## WHAT YOU HAVE TO DO
Look below. Copy each line that has "matplotlib" in it.
'''
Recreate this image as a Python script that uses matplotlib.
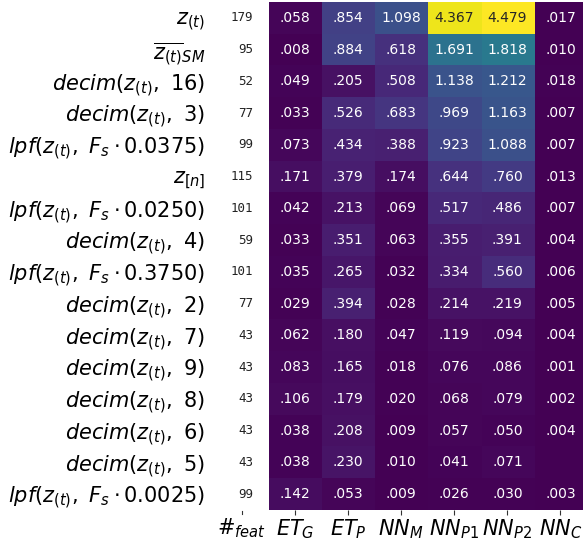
import numpy as np
import matplotlib
matplotlib.use("Agg")
import matplotlib.pyplot as plt
from matplotlib.colors import to_rgb

row_labels = [
    r"$z_{(t)}$",
    r"$\overline{z_{(t)}}_{SM}$",
    r"$decim(z_{(t)},\ 16)$",
    r"$decim(z_{(t)},\ 3)$",
    r"$lpf(z_{(t)},\ F_s\cdot0.0375)$",
    r"$z_{[n]}$",
    r"$lpf(z_{(t)},\ F_s\cdot0.0250)$",
    r"$decim(z_{(t)},\ 4)$",
    r"$lpf(z_{(t)},\ F_s\cdot0.3750)$",
    r"$decim(z_{(t)},\ 2)$",
    r"$decim(z_{(t)},\ 7)$",
    r"$decim(z_{(t)},\ 9)$",
    r"$decim(z_{(t)},\ 8)$",
    r"$decim(z_{(t)},\ 6)$",
    r"$decim(z_{(t)},\ 5)$",
    r"$lpf(z_{(t)},\ F_s\cdot0.0025)$",
]
col_labels = [r"$ET_G$", r"$ET_P$", r"$NN_M$", r"$NN_{P1}$", r"$NN_{P2}$", r"$NN_C$"]
feat_label = r"$\#_{feat}$"
n_feat = [179, 95, 52, 77, 99, 115, 101, 59, 101, 77, 43, 43, 43, 43, 43, 99]

et_g  = [.058, .008, .049, .033, .073, .171, .042, .033, .035, .029, .062, .083, .106, .038, .038, .142]
et_p  = [.854, .884, .205, .526, .434, .379, .213, .351, .265, .394, .180, .165, .179, .208, .230, .053]
nn_m  = [1.098, .618, .508, .683, .388, .174, .069, .063, .032, .028, .047, .018, .020, .009, .010, .009]
nn_p1 = [4.367, 1.691, 1.138, .969, .923, .644, .517, .355, .334, .214, .119, .076, .068, .057, .041, .026]
nn_p2 = [4.479, 1.818, 1.212, 1.163, 1.088, .760, .486, .391, .560, .219, .094, .086, .079, .050, .071, .030]
nn_c  = [.017, .010, .018, .007, .007, .013, .007, .004, .006, .005, .004, .001, .002, .004, np.nan, .003]

data = np.array([et_g, et_p, nn_m, nn_p1, nn_p2, nn_c], dtype=float).T
nrows, ncols = data.shape

fig = plt.figure(figsize=(5.83, 5.44), dpi=100)
ax = fig.add_axes([268.5 / 583, 34 / 544, (587 - 268.5) / 583, 508 / 544])
cmap = plt.get_cmap("viridis")
vmin, vmax = 0.0, np.nanmax(data)
ax.set_facecolor(cmap(0.0))
ax.imshow(data, cmap=cmap, vmin=vmin, vmax=vmax, aspect="auto",
          extent=(-0.5, ncols - 0.5, nrows - 0.5, -0.5), interpolation="nearest")
ax.set_xlim(-0.5, ncols - 0.5)
ax.set_ylim(nrows - 0.5, -0.5)

def fmt(v):
    s = f"{v:.3f}"
    if s.startswith("0"):
        s = s[1:]
    return s

def lum(c):
    r, g, b = to_rgb(c)
    def f(x):
        return x / 12.92 if x <= 0.03928 else ((x + 0.055) / 1.055) ** 2.4
    return 0.2126 * f(r) + 0.7152 * f(g) + 0.0722 * f(b)

for i in range(nrows):
    for j in range(ncols):
        v = data[i, j]
        if np.isnan(v):
            continue
        c = cmap((v - vmin) / (vmax - vmin))
        tc = "#262626" if lum(c) > 0.408 else "white"
        ax.text(j, i, fmt(v), ha="center", va="center", color=tc, fontsize=10)

# feature count column
for i, n in enumerate(n_feat):
    ax.text(-0.79, i, str(n), ha="right", va="center", fontsize=9,
            family="DejaVu Sans Mono", color="#222222", clip_on=False)

for s in ax.spines.values():
    s.set_visible(False)

ax.set_xticks(range(ncols))
ax.set_xticklabels(col_labels, fontsize=15)
ax.tick_params(axis="x", length=3.5, width=0.8, color="#333333", pad=2)
# extra tick for #feat
ax.plot([-1, -1], [nrows - 0.5 + 0.03, nrows - 0.5 + 0.12], color="#333333", lw=0.8, clip_on=False)
ax.text(-1, nrows - 0.5 + 0.2, feat_label, ha="center", va="top", fontsize=15, clip_on=False)

ax.set_yticks(range(nrows))
ax.set_yticklabels(row_labels, fontsize=15)
ax.tick_params(axis="y", length=0, pad=45.7)

fig.savefig("out.png", dpi=100)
'''
## COMPLETE ANSWER
Recreate this image as a Python script that uses matplotlib.
import matplotlib
matplotlib.use("Agg")
import matplotlib.pyplot as plt
from matplotlib.colors import to_rgb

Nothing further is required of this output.